RECORDS FOR THE EXERCISE |

start

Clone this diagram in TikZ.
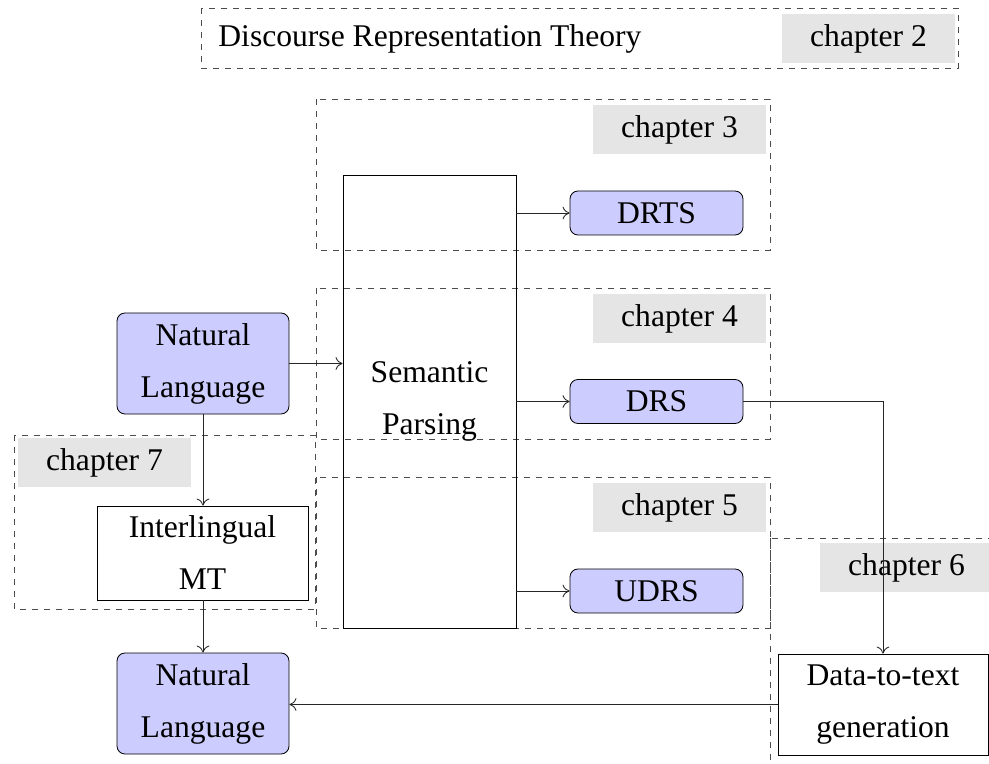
\documentclass[tikz,border=0pt]{standalone}
\usepackage{fontspec}
\setmainfont{Liberation Serif}
\usetikzlibrary{arrows.meta}
\begin{document}
\begin{tikzpicture}[x=0.5pt,y=-0.5pt, line width=0.42pt,
  every node/.style={font=\fontsize{15.8}{26}\selectfont, inner sep=0pt, align=center},
  repr/.style={draw, fill=blue!20, rounded corners=4pt},
  stage/.style={draw},
  chap/.style={fill=black!10, minimum width=86.5pt, minimum height=24.5pt},
  region/.style={draw=black!70, dashed},
  conn/.style={-{To[length=3.5pt,width=6.4pt]}, draw=black!85}]
\clip (0,0) rectangle (989,764);

% chapter regions
\draw[region] (201,8) rectangle (958,68);
\draw[region] (316,99) rectangle (770,250);
\draw[region] (316,288) rectangle (770,439);
\draw[region] (316,477) rectangle (770,628);
\draw[region] (14,435) rectangle (315,609);
\draw[region] (770,538) rectangle (1020,820);

% chapter labels
\node[anchor=west] (drt) at (218,38.5) {Discourse Representation Theory};
\node[chap] (c2) at (868.5,38.5) {chapter 2};
\node[chap] (c3) at (679.5,129.5) {chapter 3};
\node[chap] (c4) at (679.5,318.5) {chapter 4};
\node[chap] (c5) at (679.5,507.5) {chapter 5};
\node[chap] (c7) at (104.5,462.5) {chapter 7};
\node[chap] (c6) at (906.5,567.5) {chapter 6};

% processing stages
\node[stage, minimum width=86.5pt, minimum height=226.5pt] (sp) at (429.5,401.5) {Semantic\\Parsing};
\node[stage, minimum width=105.5pt, minimum height=47pt] (mt) at (202.5,553) {Interlingual\\MT};
\node[stage, minimum width=105pt, minimum height=50.5pt] (dt) at (883,704.5) {Data-to-text\\generation};

% representations
\node[repr, minimum width=86pt, minimum height=50.5pt] (nl1) at (203,363.5) {Natural\\Language};
\node[repr, minimum width=86pt, minimum height=50.5pt] (nl2) at (203,703.5) {Natural\\Language};
\node[repr, minimum width=86.5pt, minimum height=22pt] (drts) at (656.5,213) {DRTS};
\node[repr, minimum width=86.5pt, minimum height=22pt] (drs) at (656.5,401.5) {DRS};
\node[repr, minimum width=86.5pt, minimum height=22pt] (udrs) at (656.5,591) {UDRS};

% connectors
\draw[conn] (nl1.east) -- (nl1.east -| sp.west);
\draw[conn] (drts.west -| sp.east) -- (drts.west);
\draw[conn] (sp.east) -- (drs.west);
\draw[conn] (udrs.west -| sp.east) -- (udrs.west);
\draw[conn] (nl1.south) -- (mt.north -| nl1.south);
\draw[conn] (mt.south -| nl2.north) -- (nl2.north);
\draw[conn] (drs.east) -| (dt.north);
\draw[conn] (dt.west) -- (dt.west -| nl2.east);
\end{tikzpicture}
\end{document}
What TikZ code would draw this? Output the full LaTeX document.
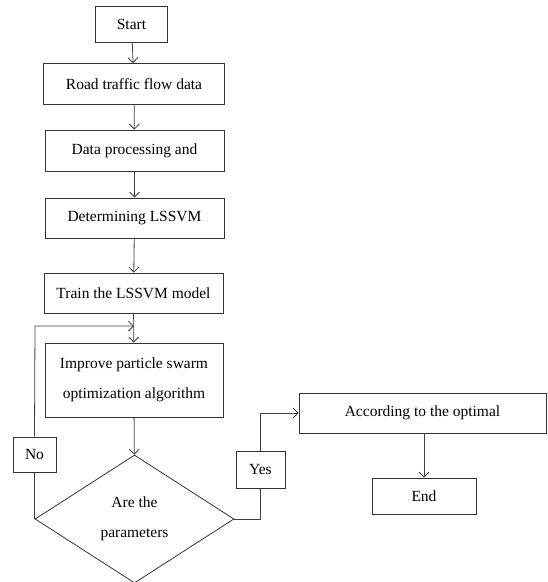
\documentclass[tikz,border=0pt]{standalone}
\usepackage{fontspec}
\setmainfont{Liberation Serif}
\usetikzlibrary{arrows.meta,shapes.geometric}
\begin{document}
\begin{tikzpicture}[x=1pt,y=-1pt,
  line width=0.8pt,
  every node/.style={draw=black!80, line width=0.8pt, inner sep=0pt, font=\fontsize{15.5}{30.5}\selectfont, align=center},
  box/.style={rectangle},
  flow/.style={draw=black!75, line width=0.8pt, -{Straight Barb[length=5pt,width=10pt]}},
  line/.style={draw=black!75, line width=0.8pt}]
\useasboundingbox (0,0) rectangle (548,582);
\node[box, minimum width=72pt, minimum height=36pt] (start) at (131.5,24) {Start};
\node[box, minimum width=181pt, minimum height=41pt] (road) at (134,84) {Road traffic flow data};
\node[box, minimum width=179pt, minimum height=41pt] (proc) at (134.5,150.5) {Data processing and};
\node[box, minimum width=179pt, minimum height=40pt] (det) at (134.5,218) {Determining LSSVM};
\node[box, minimum width=179pt, minimum height=40pt] (train) at (133.5,293) {Train the LSSVM model};
\node[box, minimum width=178pt, minimum height=74pt] (pso) at (134,380) {Improve particle swarm\\optimization algorithm};
\node[diamond, minimum width=199pt, minimum height=128pt] (dec) at (134.5,519) {Are the\\parameters};
\node[box, minimum width=43pt, minimum height=35pt] (no) at (34.5,454.5) {No};
\node[box, minimum width=49pt, minimum height=37pt] (yes) at (260.5,469.5) {Yes};
\node[box, minimum width=247pt, minimum height=40pt] (opt) at (422.5,413) {According to the optimal};
\node[box, minimum width=104pt, minimum height=36pt] (end) at (424,496) {End};
\coordinate (loop) at (35,326);
\coordinate (join) at (134,326);
\draw[flow] (start) -- (road);
\draw[flow] (road) -- (proc);
\draw[flow] (proc) -- (det);
\draw[flow] (det) -- (train);
\draw[flow] (train) -- (pso);
\draw[flow] (pso) -- (dec);
\draw[line] (dec.west) -- (no.south);
\draw[flow] (no.north) -- (loop) -- (join);
\draw[line] (dec.east) -| (yes.south);
\draw[flow] (yes.north) |- (opt.west);
\draw[flow] (opt.south -| end.north) -- (end.north);
\end{tikzpicture}
\end{document}
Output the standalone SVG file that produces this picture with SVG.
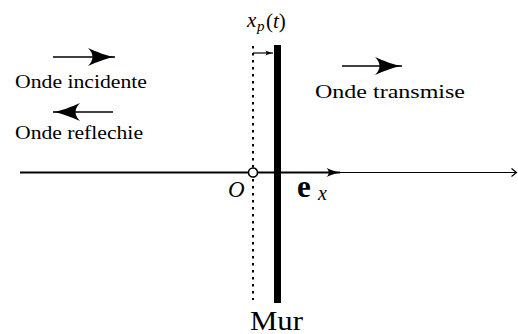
<svg xmlns="http://www.w3.org/2000/svg" width="518" height="334" viewBox="0 0 518 334">
<style>
text{font-family:'Liberation Serif','DejaVu Serif','Times New Roman',serif;fill:#000}
.i{font-style:italic}
.ln{stroke:#000;fill:none}
</style>
<defs>
<marker id="big" markerUnits="userSpaceOnUse" markerWidth="28" markerHeight="18" viewBox="0 0 28 18" refX="27" refY="9" orient="auto">
<path d="M27,9 C19,8 9,4 0,0 C6,6 6,12 0,18 C9,14 19,10 27,9 Z" fill="#000"/>
</marker>
<marker id="mid" markerUnits="userSpaceOnUse" markerWidth="16" markerHeight="9" viewBox="0 0 28 18" refX="27" refY="9" orient="auto">
<path d="M27,9 C19,8 9,4 0,0 C6,6 6,12 0,18 C9,14 19,10 27,9 Z" fill="#000"/>
</marker>
<marker id="small" markerUnits="userSpaceOnUse" markerWidth="8" markerHeight="6" viewBox="0 0 28 18" refX="27" refY="9" orient="auto">
<path d="M27,9 C19,8 9,4 0,0 C6,6 6,12 0,18 C9,14 19,10 27,9 Z" fill="#000"/>
</marker>
</defs>

<g id="connectors">
<line class="ln" x1="20" y1="172.5" x2="340" y2="172.5" stroke-width="2" marker-end="url(#mid)"/>
<line class="ln" x1="340" y1="172.5" x2="516" y2="172.5" stroke-width="1.2"/>
<polyline class="ln" points="511.5,168.5 516.5,172.5 511.5,176.5" stroke-width="1.2"/>
<line class="ln" x1="53" y1="57" x2="115" y2="57" stroke-width="1.6" marker-end="url(#big)"/>
<line class="ln" x1="113" y1="112" x2="53" y2="112" stroke-width="1.4" marker-end="url(#big)"/>
<line class="ln" x1="342" y1="66" x2="402" y2="66" stroke-width="1.6" marker-end="url(#big)"/>
<line class="ln" x1="253" y1="53" x2="273" y2="53" stroke-width="1.2" marker-end="url(#small)"/>
</g>

<g id="wall">
<line class="ln" x1="253" y1="46" x2="253" y2="300" stroke-width="2" stroke-dasharray="2.5 4.5"/>
<rect x="274" y="45" width="7" height="258" fill="#000"/>
</g>

<g id="origin">
<circle cx="253" cy="172.5" r="4.5" fill="#fff" stroke="#000" stroke-width="1.6"/>
<text class="i" x="228" y="196.5" font-size="23">O</text>
</g>

<g id="ex">
<text x="297" y="197" font-size="31" font-weight="bold">e</text>
<text class="i" x="318" y="200" font-size="20">x</text>
</g>

<g id="xp">
<text class="i" x="247" y="27" font-size="21">x</text>
<text class="i" x="257" y="31" font-size="15">p</text>
<text x="266" y="28" font-size="21">(<tspan class="i">t</tspan>)</text>
</g>

<g id="labels">
<text x="15" y="88" font-size="19.5" textLength="132" lengthAdjust="spacingAndGlyphs">Onde incidente</text>
<text x="15" y="139" font-size="19.5" textLength="128" lengthAdjust="spacingAndGlyphs">Onde reflechie</text>
<text x="315" y="98" font-size="19.5" textLength="150" lengthAdjust="spacingAndGlyphs">Onde transmise</text>
<text x="250" y="329.5" font-size="28" textLength="53" lengthAdjust="spacingAndGlyphs">Mur</text>
</g>
</svg>
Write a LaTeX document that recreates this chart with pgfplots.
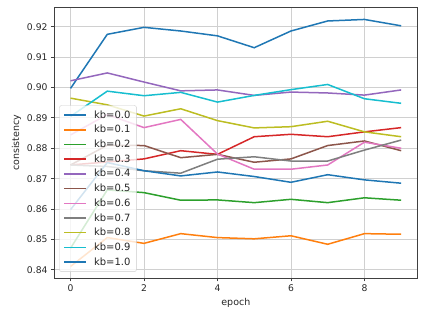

end

WHAT YOU ARE ASKED TO DO | Return exactly what appears from the opening line of the material through the line with "(c6) at (906.5,567.5)", apart from the pictures.

FINISHED ANSWER |
Clone this diagram in TikZ.
\documentclass[tikz,border=0pt]{standalone}
\usepackage{fontspec}
\setmainfont{Liberation Serif}
\usetikzlibrary{arrows.meta}
\begin{document}
\begin{tikzpicture}[x=0.5pt,y=-0.5pt, line width=0.42pt,
  every node/.style={font=\fontsize{15.8}{26}\selectfont, inner sep=0pt, align=center},
  repr/.style={draw, fill=blue!20, rounded corners=4pt},
  stage/.style={draw},
  chap/.style={fill=black!10, minimum width=86.5pt, minimum height=24.5pt},
  region/.style={draw=black!70, dashed},
  conn/.style={-{To[length=3.5pt,width=6.4pt]}, draw=black!85}]
\clip (0,0) rectangle (989,764);

% chapter regions
\draw[region] (201,8) rectangle (958,68);
\draw[region] (316,99) rectangle (770,250);
\draw[region] (316,288) rectangle (770,439);
\draw[region] (316,477) rectangle (770,628);
\draw[region] (14,435) rectangle (315,609);
\draw[region] (770,538) rectangle (1020,820);

% chapter labels
\node[anchor=west] (drt) at (218,38.5) {Discourse Representation Theory};
\node[chap] (c2) at (868.5,38.5) {chapter 2};
\node[chap] (c3) at (679.5,129.5) {chapter 3};
\node[chap] (c4) at (679.5,318.5) {chapter 4};
\node[chap] (c5) at (679.5,507.5) {chapter 5};
\node[chap] (c7) at (104.5,462.5) {chapter 7};
\node[chap] (c6) at (906.5,567.5) {chapter 6};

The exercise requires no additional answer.